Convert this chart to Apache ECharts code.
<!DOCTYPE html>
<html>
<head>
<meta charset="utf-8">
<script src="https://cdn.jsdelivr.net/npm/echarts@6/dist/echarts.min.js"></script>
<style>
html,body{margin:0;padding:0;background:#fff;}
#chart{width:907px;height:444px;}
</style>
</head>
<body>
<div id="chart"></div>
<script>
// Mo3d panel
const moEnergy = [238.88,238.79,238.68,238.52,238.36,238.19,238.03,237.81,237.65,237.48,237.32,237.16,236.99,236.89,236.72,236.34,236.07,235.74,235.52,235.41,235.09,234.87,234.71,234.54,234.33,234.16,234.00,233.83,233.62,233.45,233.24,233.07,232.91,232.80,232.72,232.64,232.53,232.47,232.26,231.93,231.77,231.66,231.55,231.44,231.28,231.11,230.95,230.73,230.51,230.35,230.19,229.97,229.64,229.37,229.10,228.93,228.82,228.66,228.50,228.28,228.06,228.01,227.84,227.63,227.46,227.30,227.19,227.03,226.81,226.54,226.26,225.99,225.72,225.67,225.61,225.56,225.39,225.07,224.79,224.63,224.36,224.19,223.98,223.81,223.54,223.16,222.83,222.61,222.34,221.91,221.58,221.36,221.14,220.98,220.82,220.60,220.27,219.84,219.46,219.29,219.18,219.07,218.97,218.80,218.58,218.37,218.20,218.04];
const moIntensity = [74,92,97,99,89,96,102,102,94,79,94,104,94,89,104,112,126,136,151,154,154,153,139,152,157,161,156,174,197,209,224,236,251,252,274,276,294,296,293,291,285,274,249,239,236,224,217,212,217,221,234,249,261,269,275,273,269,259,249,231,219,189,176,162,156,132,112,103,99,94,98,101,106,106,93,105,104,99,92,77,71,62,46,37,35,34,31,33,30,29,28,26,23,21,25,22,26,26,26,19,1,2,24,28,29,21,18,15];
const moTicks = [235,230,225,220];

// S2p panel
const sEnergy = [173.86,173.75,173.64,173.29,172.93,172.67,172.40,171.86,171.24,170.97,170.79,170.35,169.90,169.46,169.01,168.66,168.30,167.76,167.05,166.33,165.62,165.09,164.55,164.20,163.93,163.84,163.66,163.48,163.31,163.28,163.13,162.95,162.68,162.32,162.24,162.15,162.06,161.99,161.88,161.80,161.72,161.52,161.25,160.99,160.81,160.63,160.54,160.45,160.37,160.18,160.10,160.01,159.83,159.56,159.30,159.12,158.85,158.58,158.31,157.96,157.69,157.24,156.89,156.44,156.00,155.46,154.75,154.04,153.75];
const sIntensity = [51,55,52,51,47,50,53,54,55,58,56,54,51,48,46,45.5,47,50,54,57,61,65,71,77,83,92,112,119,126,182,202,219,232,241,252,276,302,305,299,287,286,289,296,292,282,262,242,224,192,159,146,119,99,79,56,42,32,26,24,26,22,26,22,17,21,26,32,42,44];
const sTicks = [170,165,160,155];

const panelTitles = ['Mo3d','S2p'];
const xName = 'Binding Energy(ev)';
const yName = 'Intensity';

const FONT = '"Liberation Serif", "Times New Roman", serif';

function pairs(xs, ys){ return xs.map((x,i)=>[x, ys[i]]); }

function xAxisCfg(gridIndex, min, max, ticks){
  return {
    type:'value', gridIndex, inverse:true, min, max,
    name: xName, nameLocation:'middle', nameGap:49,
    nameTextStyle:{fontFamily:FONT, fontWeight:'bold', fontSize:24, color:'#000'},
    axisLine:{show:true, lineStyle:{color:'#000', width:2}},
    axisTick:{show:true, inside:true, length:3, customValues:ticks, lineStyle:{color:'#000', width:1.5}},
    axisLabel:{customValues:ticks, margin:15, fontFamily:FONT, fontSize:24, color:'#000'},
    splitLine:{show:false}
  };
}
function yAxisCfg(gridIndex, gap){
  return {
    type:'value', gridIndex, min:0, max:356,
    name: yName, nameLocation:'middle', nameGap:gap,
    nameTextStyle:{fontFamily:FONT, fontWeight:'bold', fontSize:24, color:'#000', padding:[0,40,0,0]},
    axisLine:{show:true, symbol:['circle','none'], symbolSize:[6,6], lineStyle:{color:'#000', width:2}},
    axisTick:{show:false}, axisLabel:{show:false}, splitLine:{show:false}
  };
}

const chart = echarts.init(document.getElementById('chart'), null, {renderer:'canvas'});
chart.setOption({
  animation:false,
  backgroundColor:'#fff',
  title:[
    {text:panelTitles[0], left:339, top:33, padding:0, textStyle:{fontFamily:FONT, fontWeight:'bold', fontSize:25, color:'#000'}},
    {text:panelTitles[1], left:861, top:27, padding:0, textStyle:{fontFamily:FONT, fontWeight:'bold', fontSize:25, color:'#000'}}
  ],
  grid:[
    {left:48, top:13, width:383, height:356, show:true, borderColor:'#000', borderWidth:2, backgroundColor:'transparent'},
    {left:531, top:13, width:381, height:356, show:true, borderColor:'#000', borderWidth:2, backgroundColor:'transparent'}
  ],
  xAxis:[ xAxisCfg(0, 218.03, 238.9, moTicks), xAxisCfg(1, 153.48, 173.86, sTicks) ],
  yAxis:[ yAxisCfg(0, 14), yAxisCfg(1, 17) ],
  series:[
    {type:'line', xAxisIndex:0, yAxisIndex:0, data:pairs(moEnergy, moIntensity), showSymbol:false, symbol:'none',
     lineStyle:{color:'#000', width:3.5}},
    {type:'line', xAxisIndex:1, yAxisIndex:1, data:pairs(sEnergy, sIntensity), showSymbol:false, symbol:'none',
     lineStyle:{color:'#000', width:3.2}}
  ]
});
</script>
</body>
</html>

========

Please reproduce the entire listing, exactly as shown.

• [Response to this exercise]
Convert this chart to Apache ECharts code.
<!DOCTYPE html>
<html>
<head>
<meta charset="utf-8">
<script src="https://cdn.jsdelivr.net/npm/echarts@6/dist/echarts.min.js"></script>
<style>
html,body{margin:0;padding:0;background:#fff;}
#chart{width:907px;height:444px;}
</style>
</head>
<body>
<div id="chart"></div>
<script>
// Mo3d panel
const moEnergy = [238.88,238.79,238.68,238.52,238.36,238.19,238.03,237.81,237.65,237.48,237.32,237.16,236.99,236.89,236.72,236.34,236.07,235.74,235.52,235.41,235.09,234.87,234.71,234.54,234.33,234.16,234.00,233.83,233.62,233.45,233.24,233.07,232.91,232.80,232.72,232.64,232.53,232.47,232.26,231.93,231.77,231.66,231.55,231.44,231.28,231.11,230.95,230.73,230.51,230.35,230.19,229.97,229.64,229.37,229.10,228.93,228.82,228.66,228.50,228.28,228.06,228.01,227.84,227.63,227.46,227.30,227.19,227.03,226.81,226.54,226.26,225.99,225.72,225.67,225.61,225.56,225.39,225.07,224.79,224.63,224.36,224.19,223.98,223.81,223.54,223.16,222.83,222.61,222.34,221.91,221.58,221.36,221.14,220.98,220.82,220.60,220.27,219.84,219.46,219.29,219.18,219.07,218.97,218.80,218.58,218.37,218.20,218.04];
const moIntensity = [74,92,97,99,89,96,102,102,94,79,94,104,94,89,104,112,126,136,151,154,154,153,139,152,157,161,156,174,197,209,224,236,251,252,274,276,294,296,293,291,285,274,249,239,236,224,217,212,217,221,234,249,261,269,275,273,269,259,249,231,219,189,176,162,156,132,112,103,99,94,98,101,106,106,93,105,104,99,92,77,71,62,46,37,35,34,31,33,30,29,28,26,23,21,25,22,26,26,26,19,1,2,24,28,29,21,18,15];
const moTicks = [235,230,225,220];

// S2p panel
const sEnergy = [173.86,173.75,173.64,173.29,172.93,172.67,172.40,171.86,171.24,170.97,170.79,170.35,169.90,169.46,169.01,168.66,168.30,167.76,167.05,166.33,165.62,165.09,164.55,164.20,163.93,163.84,163.66,163.48,163.31,163.28,163.13,162.95,162.68,162.32,162.24,162.15,162.06,161.99,161.88,161.80,161.72,161.52,161.25,160.99,160.81,160.63,160.54,160.45,160.37,160.18,160.10,160.01,159.83,159.56,159.30,159.12,158.85,158.58,158.31,157.96,157.69,157.24,156.89,156.44,156.00,155.46,154.75,154.04,153.75];
const sIntensity = [51,55,52,51,47,50,53,54,55,58,56,54,51,48,46,45.5,47,50,54,57,61,65,71,77,83,92,112,119,126,182,202,219,232,241,252,276,302,305,299,287,286,289,296,292,282,262,242,224,192,159,146,119,99,79,56,42,32,26,24,26,22,26,22,17,21,26,32,42,44];
const sTicks = [170,165,160,155];

const panelTitles = ['Mo3d','S2p'];
const xName = 'Binding Energy(ev)';
const yName = 'Intensity';

const FONT = '"Liberation Serif", "Times New Roman", serif';

function pairs(xs, ys){ return xs.map((x,i)=>[x, ys[i]]); }

function xAxisCfg(gridIndex, min, max, ticks){
  return {
    type:'value', gridIndex, inverse:true, min, max,
    name: xName, nameLocation:'middle', nameGap:49,
    nameTextStyle:{fontFamily:FONT, fontWeight:'bold', fontSize:24, color:'#000'},
    axisLine:{show:true, lineStyle:{color:'#000', width:2}},
    axisTick:{show:true, inside:true, length:3, customValues:ticks, lineStyle:{color:'#000', width:1.5}},
    axisLabel:{customValues:ticks, margin:15, fontFamily:FONT, fontSize:24, color:'#000'},
    splitLine:{show:false}
  };
}
function yAxisCfg(gridIndex, gap){
  return {
    type:'value', gridIndex, min:0, max:356,
    name: yName, nameLocation:'middle', nameGap:gap,
    nameTextStyle:{fontFamily:FONT, fontWeight:'bold', fontSize:24, color:'#000', padding:[0,40,0,0]},
    axisLine:{show:true, symbol:['circle','none'], symbolSize:[6,6], lineStyle:{color:'#000', width:2}},
    axisTick:{show:false}, axisLabel:{show:false}, splitLine:{show:false}
  };
}

const chart = echarts.init(document.getElementById('chart'), null, {renderer:'canvas'});
chart.setOption({
  animation:false,
  backgroundColor:'#fff',
  title:[
    {text:panelTitles[0], left:339, top:33, padding:0, textStyle:{fontFamily:FONT, fontWeight:'bold', fontSize:25, color:'#000'}},
    {text:panelTitles[1], left:861, top:27, padding:0, textStyle:{fontFamily:FONT, fontWeight:'bold', fontSize:25, color:'#000'}}
  ],
  grid:[
    {left:48, top:13, width:383, height:356, show:true, borderColor:'#000', borderWidth:2, backgroundColor:'transparent'},
    {left:531, top:13, width:381, height:356, show:true, borderColor:'#000', borderWidth:2, backgroundColor:'transparent'}
  ],
  xAxis:[ xAxisCfg(0, 218.03, 238.9, moTicks), xAxisCfg(1, 153.48, 173.86, sTicks) ],
  yAxis:[ yAxisCfg(0, 14), yAxisCfg(1, 17) ],
  series:[
    {type:'line', xAxisIndex:0, yAxisIndex:0, data:pairs(moEnergy, moIntensity), showSymbol:false, symbol:'none',
     lineStyle:{color:'#000', width:3.5}},
    {type:'line', xAxisIndex:1, yAxisIndex:1, data:pairs(sEnergy, sIntensity), showSymbol:false, symbol:'none',
     lineStyle:{color:'#000', width:3.2}}
  ]
});
</script>
</body>
</html>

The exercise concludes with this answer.